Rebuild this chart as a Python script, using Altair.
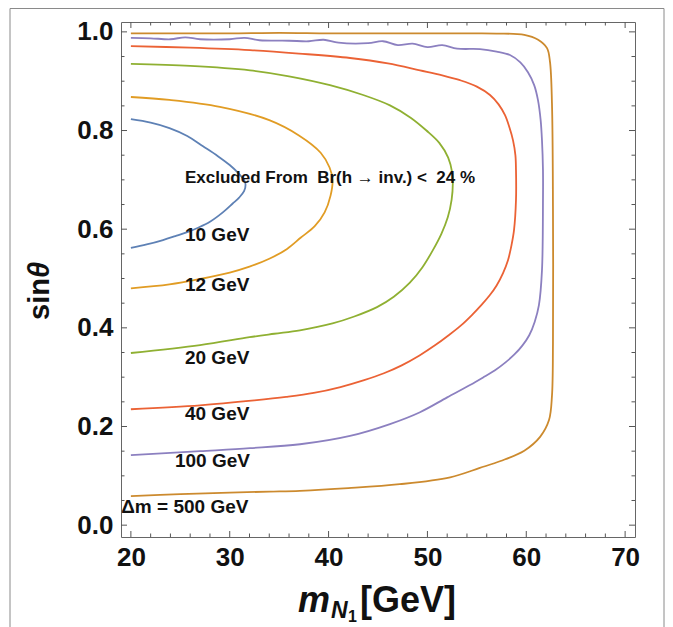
import altair as alt
import pandas as pd

# ---------------- data ----------------
series_names = ["10 GeV", "12 GeV", "20 GeV", "40 GeV", "100 GeV", "500 GeV"]
series_colors = ["#5E81B5", "#E19C24", "#8FB032", "#EB6235", "#8C80C0", "#CC8A2E"]

x_10 = [20.0, 22.0, 23.9, 25.7, 27.3, 28.8, 30.0, 30.9, 31.45, 31.6, 31.45, 30.95, 30.3, 29.3, 28.0, 26.8, 25.7, 24.5, 23.25, 21.6, 20.0]
y_10 = [0.823, 0.816, 0.805, 0.789, 0.768, 0.748, 0.730, 0.713, 0.700, 0.690, 0.677, 0.664, 0.652, 0.634, 0.615, 0.603, 0.594, 0.586, 0.578, 0.569, 0.562]

x_12 = [20.0, 23.9, 29.0, 34.0, 37.0, 39.2, 40.1, 40.4, 40.2, 39.6, 38.6, 37.2, 35.8, 34.0, 32.0, 30.0, 27.0, 23.9, 20.0]
y_12 = [0.868, 0.862, 0.848, 0.821, 0.790, 0.755, 0.725, 0.700, 0.668, 0.634, 0.606, 0.583, 0.560, 0.540, 0.524, 0.512, 0.499, 0.488, 0.480]

x_20 = [20.0, 26.0, 32.05, 36.0, 40.14, 43.5, 46.21, 48.3, 49.9, 51.2, 52.1, 52.5, 52.57, 52.45, 52.06, 51.4, 50.54, 49.5, 48.2, 46.6, 44.9, 42.6, 40.4, 37.1, 34.5, 32.0, 27.0, 20.0]
y_20 = [0.935, 0.931, 0.922, 0.910, 0.892, 0.872, 0.851, 0.826, 0.800, 0.775, 0.745, 0.715, 0.693, 0.660, 0.624, 0.590, 0.557, 0.523, 0.491, 0.463, 0.442, 0.423, 0.409, 0.395, 0.388, 0.381, 0.365, 0.349]

x_40 = [20.0, 26.0, 32.05, 37.0, 42.17, 46.0, 49.25, 51.5, 53.3, 55.0, 56.33, 57.2, 57.85, 58.3, 58.66, 58.9, 58.96, 58.96, 58.76, 58.5, 58.15, 57.65, 57.0, 56.3, 55.45, 54.5, 53.4, 52.15, 50.8, 49.2, 47.4, 45.6, 43.6, 41.2, 38.5, 35.7, 32.5, 27.0, 20.0]
y_40 = [0.971, 0.968, 0.963, 0.956, 0.947, 0.936, 0.922, 0.912, 0.902, 0.889, 0.872, 0.853, 0.831, 0.806, 0.780, 0.750, 0.720, 0.659, 0.598, 0.567, 0.537, 0.511, 0.486, 0.466, 0.446, 0.426, 0.405, 0.385, 0.365, 0.344, 0.324, 0.308, 0.294, 0.280, 0.268, 0.260, 0.253, 0.243, 0.235]

x_100 = [20.0, 22.0, 24.0, 25.5, 27.0, 30.0, 31.5, 33.0, 36.0, 38.0, 39.5, 41.0, 44.0, 45.5, 47.0, 48.5, 50.0, 51.5, 53.0, 55.32, 57.0, 58.35, 59.4, 60.17, 60.8, 61.18, 61.45, 61.59, 61.69, 61.69, 61.59, 61.28, 60.85, 60.3, 59.6, 58.8, 57.9, 56.84, 55.6, 54.31, 52.0, 49.25, 46.21, 42.17, 37.11, 32.05, 26.99, 20.0]
y_100 = [0.988, 0.987, 0.985, 0.989, 0.985, 0.985, 0.988, 0.983, 0.982, 0.981, 0.984, 0.978, 0.977, 0.981, 0.973, 0.976, 0.969, 0.973, 0.966, 0.965, 0.960, 0.953, 0.938, 0.918, 0.892, 0.862, 0.822, 0.780, 0.720, 0.659, 0.517, 0.446, 0.412, 0.385, 0.364, 0.346, 0.330, 0.314, 0.299, 0.284, 0.259, 0.229, 0.205, 0.181, 0.164, 0.156, 0.150, 0.142]

x_500 = [20.0, 25.0, 30.0, 35.0, 40.0, 45.0, 50.0, 55.3, 57.0, 59.8, 61.2, 62.1, 62.4, 62.6, 62.7, 62.7, 62.6, 62.3, 61.4, 59.8, 57.4, 55.3, 52.3, 47.2, 42.0, 37.1, 34.0, 30.0, 25.0, 20.0]
y_500 = [0.997, 0.997, 0.997, 0.998, 0.997, 0.997, 0.997, 0.997, 0.9965, 0.994, 0.984, 0.967, 0.939, 0.855, 0.646, 0.367, 0.262, 0.213, 0.179, 0.151, 0.130, 0.116, 0.097, 0.083, 0.075, 0.0696, 0.068, 0.066, 0.063, 0.059]

curve_x = [x_10, x_12, x_20, x_40, x_100, x_500]
curve_y = [y_10, y_12, y_20, y_40, y_100, y_500]

label_texts = ["10 GeV", "12 GeV", "20 GeV", "40 GeV", "100 GeV", "\u0394m = 500 GeV"]
label_x = [25.47, 25.47, 25.47, 25.47, 24.46, 19.02]
label_y = [0.576, 0.475, 0.326, 0.213, 0.118, 0.0237]

note_text = ["Excluded From \u00a0Br(h \u2192 inv.) < \u00a024 %"]
note_x = [25.47]
note_y = [0.693]

x_major_ticks = [20, 30, 40, 50, 60, 70]
x_minor_ticks = [22, 24, 26, 28, 32, 34, 36, 38, 42, 44, 46, 48, 52, 54, 56, 58, 62, 64, 66, 68]
y_major_ticks = [0.0, 0.2, 0.4, 0.6, 0.8, 1.0]
y_minor_ticks = [0.05, 0.1, 0.15, 0.25, 0.3, 0.35, 0.45, 0.5, 0.55, 0.65, 0.7, 0.75, 0.85, 0.9, 0.95]

# ---------------- build ----------------
rows = []
for name, xv_list, yv_list in zip(series_names, curve_x, curve_y):
    for i, (xv, yv) in enumerate(zip(xv_list, yv_list)):
        rows.append({"series": name, "x": xv, "y": yv, "i": i})
curves_df = pd.DataFrame(rows)

W, H = 514, 515
FONT = "Liberation Sans"
TICK = "#555555"
xs = alt.Scale(domain=[19, 71], nice=False, zero=False)
ys = alt.Scale(domain=[-0.024, 1.02], nice=False, zero=False)

x_axis = alt.Axis(values=x_major_ticks, format="d", ticks=False, domain=False, grid=False, title=None,
                  labelFont=FONT, labelFontSize=26, labelFontWeight="bold", labelColor="#111",
                  labelPadding=7)
y_axis = alt.Axis(values=y_major_ticks, format=".1f", ticks=False, domain=False, grid=False, title=None,
                  labelFont=FONT, labelFontSize=26, labelFontWeight="bold", labelColor="#111",
                  labelPadding=8)


def X(field):
    return alt.X(field, scale=xs, axis=x_axis)


def Y(field):
    return alt.Y(field, scale=ys, axis=y_axis)


lines = alt.Chart(curves_df).mark_line(strokeWidth=1.8, interpolate="catmull-rom").encode(
    x=X("x:Q"), y=Y("y:Q"),
    color=alt.Color("series:N", scale=alt.Scale(domain=series_names, range=series_colors), legend=None),
    order="i:Q",
)


def tick_layers(vals, L, axis):
    d = pd.DataFrame({"v": vals})
    base = alt.Chart(d).mark_rule(color=TICK, strokeWidth=1)
    if axis == "x":
        return [base.encode(x=X("v:Q"), y=alt.value(H), y2=alt.value(H - L)),
                base.encode(x=X("v:Q"), y=alt.value(0), y2=alt.value(L))]
    return [base.encode(y=Y("v:Q"), x=alt.value(0), x2=alt.value(L)),
            base.encode(y=Y("v:Q"), x=alt.value(W), x2=alt.value(W - L))]


ticks = (tick_layers(x_major_ticks, 6, "x") + tick_layers(x_minor_ticks, 3.5, "x")
         + tick_layers(y_major_ticks, 6, "y") + tick_layers(y_minor_ticks, 3.5, "y"))

labels_df = pd.DataFrame({"t": label_texts, "x": label_x, "y": label_y})
labels = alt.Chart(labels_df).mark_text(align="left", baseline="alphabetic", font=FONT, fontSize=19,
                                        fontWeight="bold", color="#111").encode(
    x=X("x:Q"), y=Y("y:Q"), text="t:N")

note_df = pd.DataFrame({"t": note_text, "x": note_x, "y": note_y})
note = alt.Chart(note_df).mark_text(align="left", baseline="alphabetic", font=FONT, fontSize=17,
                                    fontWeight="bold", color="#111").encode(
    x=X("x:Q"), y=Y("y:Q"), text="t:N")

# axis titles (positioned in pixels relative to the plot area)
one = pd.DataFrame({"k": [0]})
ytitle_sin = alt.Chart(one).mark_text(text="sin", font=FONT, fontSize=29, fontWeight="bold", angle=270,
                                      align="right", baseline="middle", color="#111").encode(
    x=alt.value(-81), y=alt.value(256))
ytitle_theta = alt.Chart(one).mark_text(text="\u03b8", font=FONT, fontSize=29, fontWeight="bold",
                                        fontStyle="italic", angle=270, align="left", baseline="middle",
                                        color="#111").encode(x=alt.value(-81), y=alt.value(256))
xt_m = alt.Chart(one).mark_text(text="m", font=FONT, fontSize=36, fontWeight="bold", fontStyle="italic",
                                align="left", baseline="alphabetic", color="#111").encode(
    x=alt.value(177), y=alt.value(590))
xt_n = alt.Chart(one).mark_text(text="N", font=FONT, fontSize=23, fontWeight="bold", fontStyle="italic",
                                align="left", baseline="alphabetic", color="#111").encode(
    x=alt.value(210), y=alt.value(596))
xt_1 = alt.Chart(one).mark_text(text="1", font=FONT, fontSize=16, fontWeight="bold",
                                align="left", baseline="alphabetic", color="#111").encode(
    x=alt.value(227), y=alt.value(600))
xt_gev = alt.Chart(one).mark_text(text="[GeV]", font=FONT, fontSize=36, fontWeight="bold",
                                  align="left", baseline="alphabetic", color="#111").encode(
    x=alt.value(239), y=alt.value(590))

# outer figure border
border_l = alt.Chart(one).mark_rule(color="#8a8a8a", strokeWidth=1).encode(
    x=alt.value(-111), y=alt.value(-13.5), y2=alt.value(640))
border_r = alt.Chart(one).mark_rule(color="#8a8a8a", strokeWidth=1).encode(
    x=alt.value(543), y=alt.value(-13.5), y2=alt.value(640))
border_t = alt.Chart(one).mark_rule(color="#8a8a8a", strokeWidth=1).encode(
    x=alt.value(-111), x2=alt.value(543), y=alt.value(-13.5))

chart = alt.layer(
    lines, *ticks, labels, note, ytitle_sin, ytitle_theta, xt_m, xt_n, xt_1, xt_gev,
    border_l, border_r, border_t
).properties(
    width=W, height=H,
    padding={"left": 113, "top": 14, "right": 30, "bottom": 100},
    autosize=alt.AutoSizeParams(type="none"),
    background="white",
).configure_view(stroke="#666666", strokeWidth=1)

chart.save("out.html", embed_options={"renderer": "svg", "actions": False})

**********

| Exercise task |
Go from the first line of the data above to the line containing "0.578, 0.569, 0.562]" and retype exactly those lines, both included, but none of the pictures.

| Response below |
Rebuild this chart as a Python script, using Altair.
import altair as alt
import pandas as pd

# ---------------- data ----------------
series_names = ["10 GeV", "12 GeV", "20 GeV", "40 GeV", "100 GeV", "500 GeV"]
series_colors = ["#5E81B5", "#E19C24", "#8FB032", "#EB6235", "#8C80C0", "#CC8A2E"]

x_10 = [20.0, 22.0, 23.9, 25.7, 27.3, 28.8, 30.0, 30.9, 31.45, 31.6, 31.45, 30.95, 30.3, 29.3, 28.0, 26.8, 25.7, 24.5, 23.25, 21.6, 20.0]
y_10 = [0.823, 0.816, 0.805, 0.789, 0.768, 0.748, 0.730, 0.713, 0.700, 0.690, 0.677, 0.664, 0.652, 0.634, 0.615, 0.603, 0.594, 0.586, 0.578, 0.569, 0.562]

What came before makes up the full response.